The Crowes had been opposing a move by the company to reincorporate
in the state of Delaware, and had sought a court order to remove
Chairman Roy F. Farmer as trustee of the family trusts holding the Crowe
shares.
Farmer Bros. declined to comment on the purchase price beyond what
was said in a statement and neither the Crowes nor their attorney could
be reached for comment.
Concurrently with the purchase from the Crowe family, Farmer Bros.
said it has offered its employee stock ownership plan (ESOP) the chance
to buy 125,000 shares at the $250 price, bringing its holdings to
300,000 shares.
After the close of the Crowe deal, and assuming the ESOP's trustee
approves its purchase, Farmer Bros. said the Farmer family will hold
39.6 percent of its shares, the ESOP will hold 18.7 percent and outside
shareholders 41.7 percent.
As of Dec. 20, Roy F. Farmer had voting control over 43.4 percent of
the stock, including the Crowe shares, according to a proxy statement
Farmer Bros. filed with the U.S. Securities and Exchange Commission on
Wednesday. The ESOP had controlled 9 percent.

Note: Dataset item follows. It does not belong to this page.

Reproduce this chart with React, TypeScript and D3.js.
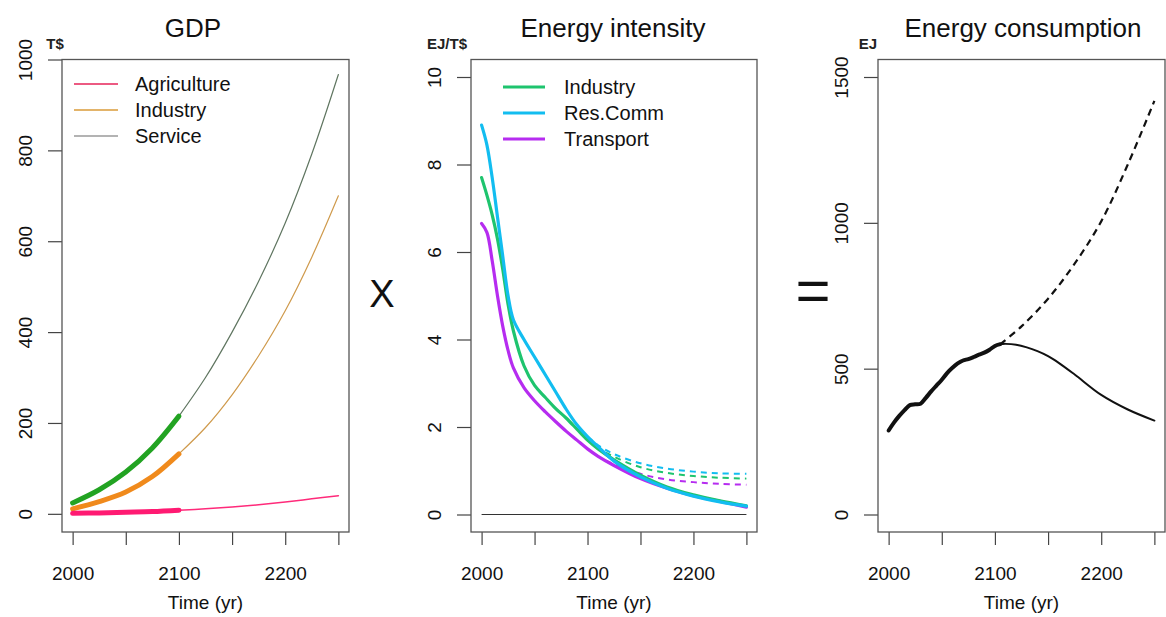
import React, { useEffect, useRef } from 'react'
import * as d3 from 'd3'

// GDP (T$)
const gdpYears = [2000, 2025, 2050, 2075, 2100, 2125, 2150, 2175, 2200, 2225, 2250]
const gdpAgriculture = [1, 2, 3.5, 5, 8, 11, 15, 20, 26, 33, 40]
const gdpIndustry = [11, 27, 48, 82, 132, 190, 262, 348, 447, 565, 700]
const gdpService = [24, 53, 92, 145, 215, 300, 400, 512, 640, 792, 967]

// Energy intensity (EJ/T$)
const eiYears = [2000, 2005, 2010, 2015, 2020, 2025, 2030, 2040, 2050, 2060, 2070, 2080, 2090, 2100, 2110, 2125, 2150, 2175, 2200, 2225, 2250]
const eiIndustry = [7.7, 7.3, 6.85, 6.3, 5.6, 4.8, 4.2, 3.4, 2.95, 2.68, 2.42, 2.2, 1.95, 1.7, 1.5, 1.25, 0.9, 0.63, 0.45, 0.31, 0.2]
const eiResComm = [8.9, 8.45, 7.7, 6.8, 5.9, 5.0, 4.45, 4.0, 3.6, 3.2, 2.8, 2.4, 2.05, 1.78, 1.55, 1.22, 0.86, 0.6, 0.42, 0.29, 0.19]
const eiTransport = [6.65, 6.45, 5.8, 5.0, 4.3, 3.75, 3.35, 2.9, 2.6, 2.35, 2.12, 1.9, 1.7, 1.5, 1.33, 1.12, 0.82, 0.6, 0.43, 0.3, 0.17]
const eiAltYears = [2100, 2110, 2125, 2150, 2175, 2200, 2225, 2250]
const eiIndustryAlt = [1.7, 1.52, 1.32, 1.08, 0.95, 0.88, 0.84, 0.82]
const eiResCommAlt = [1.78, 1.58, 1.38, 1.17, 1.05, 0.98, 0.94, 0.93]
const eiTransportAlt = [1.5, 1.33, 1.15, 0.93, 0.8, 0.74, 0.7, 0.68]

// Energy consumption (EJ)
const ecYears = [2000, 2005, 2010, 2015, 2020, 2025, 2030, 2035, 2040, 2045, 2050, 2055, 2060, 2065, 2070, 2075, 2080, 2085, 2090, 2095, 2100, 2105]
const ecHist = [288, 315, 338, 358, 375, 378, 380, 400, 422, 442, 462, 485, 503, 518, 528, 533, 540, 548, 555, 565, 578, 584]
const ecLowYears = [2105, 2110, 2120, 2130, 2140, 2150, 2160, 2175, 2200, 2225, 2250]
const ecLow = [584, 585, 582, 573, 560, 543, 520, 480, 410, 360, 322]
const ecHighYears = [2105, 2125, 2150, 2175, 2200, 2225, 2250]
const ecHigh = [584, 645, 740, 860, 1005, 1200, 1418]

const xTicks = [2000, 2050, 2100, 2150, 2200, 2250]
const FONT = 'Liberation Sans, Arial, Helvetica, sans-serif'

type Pt = [number, number]
const zip = (xs: number[], ys: number[]): Pt[] => xs.map((v, i) => [v, ys[i]])

export default function App(): React.ReactElement {
  const ref = useRef<SVGSVGElement>(null)

  useEffect(() => {
    const svg = d3.select(ref.current)
    svg.selectAll('*').remove()
    svg.style('font-family', FONT)

    const top = 59.5
    const bottom = 532

    const panel = (
      left: number,
      right: number,
      yDomain: [number, number],
      yTicks: number[],
      title: string,
      titleX: number,
      unit: string,
      unitX: number
    ) => {
      const x = d3.scaleLinear().domain([1990, 2260]).range([left, right])
      const y = d3.scaleLinear().domain(yDomain).range([bottom, top])
      const g = svg.append('g')

      g.append('g')
        .attr('transform', `translate(0,${bottom})`)
        .call(
          d3.axisBottom(x)
            .tickValues(xTicks)
            .tickSize(13)
            .tickPadding(22)
            .tickFormat((d) => (+d % 100 === 0 ? String(d) : ''))
        )
        .call((a) => a.select('.domain').remove())
        .call((a) => a.selectAll('line').attr('stroke', '#444').attr('stroke-width', 1.2))
        .call((a) =>
          a.selectAll('text').attr('font-size', 19).attr('font-family', FONT).attr('fill', '#111')
        )

      g.append('g')
        .attr('transform', `translate(${left},0)`)
        .call(d3.axisLeft(y).tickValues(yTicks).tickSize(14).tickFormat(d3.format('d')))
        .call((a) => a.select('.domain').remove())
        .call((a) => a.selectAll('line').attr('stroke', '#444').attr('stroke-width', 1.2))
        .call((a) =>
          a
            .selectAll('text')
            .attr('x', null)
            .attr('dy', null)
            .attr('text-anchor', 'middle')
            .attr('transform', 'translate(-30,0) rotate(-90)')
            .attr('font-size', 19)
            .attr('font-family', FONT)
            .attr('fill', '#111')
        )

      g.append('rect')
        .attr('x', left)
        .attr('y', top)
        .attr('width', right - left)
        .attr('height', bottom - top)
        .attr('fill', 'none')
        .attr('stroke', '#555')
        .attr('stroke-width', 1.3)

      g.append('text')
        .attr('x', titleX)
        .attr('y', 37)
        .attr('text-anchor', 'middle')
        .attr('font-size', 26)
        .attr('fill', '#111')
        .text(title)

      g.append('text')
        .attr('x', unitX)
        .attr('y', 49)
        .attr('text-anchor', 'middle')
        .attr('font-size', 15)
        .attr('font-weight', 'bold')
        .attr('fill', '#222')
        .text(unit)

      g.append('text')
        .attr('x', (left + right) / 2)
        .attr('y', 609)
        .attr('text-anchor', 'middle')
        .attr('font-size', 19)
        .attr('fill', '#111')
        .text('Time (yr)')

      return { x, y, g }
    }

    const drawLine = (
      g: d3.Selection<SVGGElement, unknown, null, undefined>,
      x: d3.ScaleLinear<number, number>,
      y: d3.ScaleLinear<number, number>,
      pts: Pt[],
      color: string,
      width: number,
      dash?: string
    ) => {
      const line = d3
        .line<Pt>()
        .x((d) => x(d[0]))
        .y((d) => y(d[1]))
        .curve(d3.curveCatmullRom.alpha(0.5))
      g.append('path')
        .datum(pts)
        .attr('d', line)
        .attr('fill', 'none')
        .attr('stroke', color)
        .attr('stroke-width', width)
        .attr('stroke-linecap', dash ? 'butt' : 'round')
        .attr('stroke-dasharray', dash ?? null)
    }

    const legend = (
      g: d3.Selection<SVGGElement, unknown, null, undefined>,
      items: { label: string; color: string; width: number }[],
      x0: number,
      x1: number,
      tx: number,
      y0: number
    ) => {
      items.forEach((it, i) => {
        const yy = y0 + i * 26
        g.append('line')
          .attr('x1', x0)
          .attr('x2', x1)
          .attr('y1', yy)
          .attr('y2', yy)
          .attr('stroke', it.color)
          .attr('stroke-width', it.width)
        g.append('text')
          .attr('x', tx)
          .attr('y', yy + 7)
          .attr('font-size', 20)
          .attr('fill', '#111')
          .text(it.label)
      })
    }

    // GDP panel
    const p1 = panel(62, 349, [-40, 1000], [0, 200, 400, 600, 800, 1000], 'GDP', 193, 'T$', 55)
    const split = (xs: number[], ys: number[], a: number, b: number): Pt[] =>
      zip(xs, ys).filter((d) => d[0] >= a && d[0] <= b)
    drawLine(p1.g, p1.x, p1.y, split(gdpYears, gdpService, 2100, 2250), '#5f7560', 1.2)
    drawLine(p1.g, p1.x, p1.y, split(gdpYears, gdpIndustry, 2100, 2250), '#cf9a4c', 1.2)
    drawLine(p1.g, p1.x, p1.y, split(gdpYears, gdpAgriculture, 2100, 2250), '#ff2a7a', 1.5)
    drawLine(p1.g, p1.x, p1.y, split(gdpYears, gdpService, 2000, 2100), '#22a322', 5)
    drawLine(p1.g, p1.x, p1.y, split(gdpYears, gdpIndustry, 2000, 2100), '#f08a1c', 5)
    drawLine(p1.g, p1.x, p1.y, split(gdpYears, gdpAgriculture, 2000, 2100), '#ff1a72', 5)
    legend(
      p1.g,
      [
        { label: 'Agriculture', color: '#ec5a82', width: 2 },
        { label: 'Industry', color: '#e3b46a', width: 2 },
        { label: 'Service', color: '#9a9a9a', width: 1.5 },
      ],
      74,
      118,
      135,
      84
    )

    // Energy intensity panel
    const p2 = panel(471, 757, [-0.4, 10.4], [0, 2, 4, 6, 8, 10], 'Energy intensity', 613, 'EJ/T$', 447)
    p2.g
      .append('line')
      .attr('x1', p2.x(2000))
      .attr('x2', p2.x(2250))
      .attr('y1', p2.y(0))
      .attr('y2', p2.y(0))
      .attr('stroke', '#333')
      .attr('stroke-width', 1.2)
    const cInd = '#1ec46e'
    const cRes = '#12bdf0'
    const cTra = '#b62cf0'
    drawLine(p2.g, p2.x, p2.y, zip(eiAltYears, eiResCommAlt), cRes, 2, '6,5')
    drawLine(p2.g, p2.x, p2.y, zip(eiAltYears, eiIndustryAlt), cInd, 2, '6,5')
    drawLine(p2.g, p2.x, p2.y, zip(eiAltYears, eiTransportAlt), cTra, 2, '6,5')
    drawLine(p2.g, p2.x, p2.y, zip(eiYears, eiTransport), cTra, 3.2)
    drawLine(p2.g, p2.x, p2.y, zip(eiYears, eiIndustry), cInd, 3.2)
    drawLine(p2.g, p2.x, p2.y, zip(eiYears, eiResComm), cRes, 3.2)
    legend(
      p2.g,
      [
        { label: 'Industry', color: cInd, width: 3 },
        { label: 'Res.Comm', color: cRes, width: 3 },
        { label: 'Transport', color: cTra, width: 3 },
      ],
      503,
      545,
      564,
      87
    )

    // Energy consumption panel
    const p3 = panel(878, 1165, [-60, 1560], [0, 500, 1000, 1500], 'Energy consumption', 1023, 'EJ', 868)
    drawLine(p3.g, p3.x, p3.y, zip(ecHighYears, ecHigh), '#111', 2.2, '7,5')
    drawLine(p3.g, p3.x, p3.y, zip(ecLowYears, ecLow), '#111', 2)
    drawLine(p3.g, p3.x, p3.y, zip(ecYears, ecHist), '#111', 4)

    // operators between panels
    svg
      .append('text')
      .attr('x', 382)
      .attr('y', 307)
      .attr('text-anchor', 'middle')
      .attr('font-size', 38)
      .attr('fill', '#111')
      .text('X')
    svg
      .append('text')
      .attr('x', 813)
      .attr('y', 311)
      .attr('text-anchor', 'middle')
      .attr('font-size', 60)
      .attr('fill', '#111')
      .text('=')
  }, [])

  return (
    <svg
      ref={ref}
      width={1166}
      height={617}
      style={{ position: 'absolute', left: 0, top: 0, background: '#fff' }}
    />
  )
}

The company has also changed the ESOP's voting structure. Of the
300,000 shares, about 25,000 are actually held by employees. In past, a
management committee voted the unallocated shares.

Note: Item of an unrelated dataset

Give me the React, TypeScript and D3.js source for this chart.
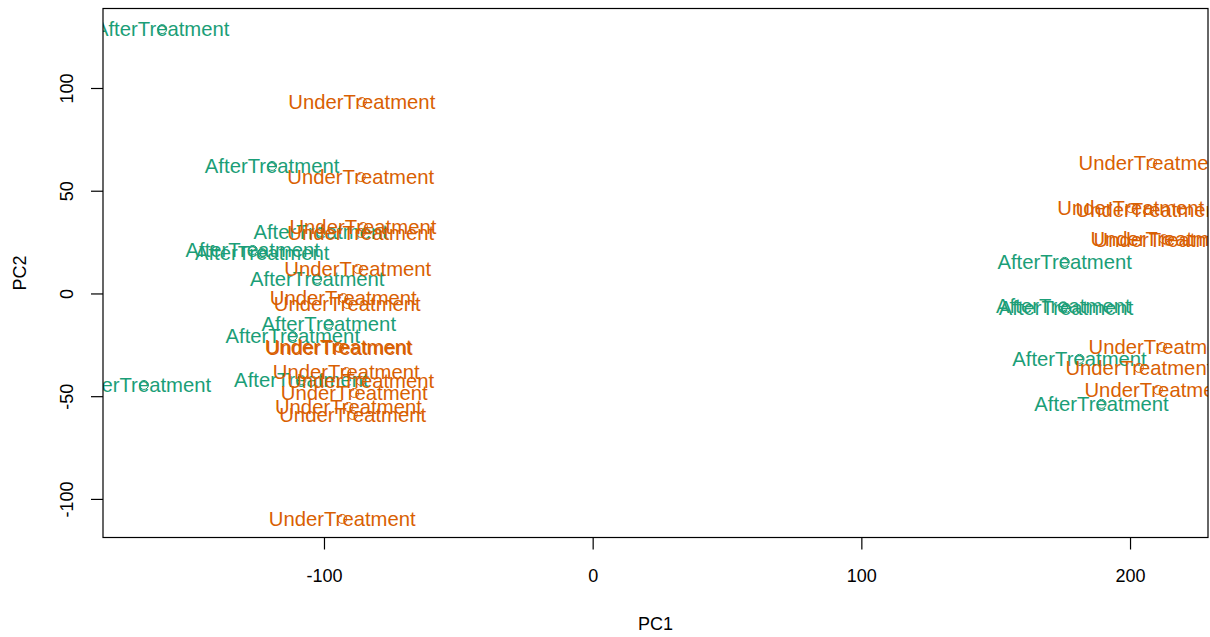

Those shares will now be voted in proportion to the votes cast on the
allocated shares, so whatever percentage of allocated shares are voted
in favor of a proposal, the equal percentage of unallocated shares will
be voted the same way.
The annual meeting to consider the reincorporation in Delaware and
other measures is now set for Jan. 21.
The company also said a federal court in Los Angeles on Tuesday
denied a motion for a preliminary injunction filed by a shareholder who
claimed the company had illegally lent the ESOP money to buy shares.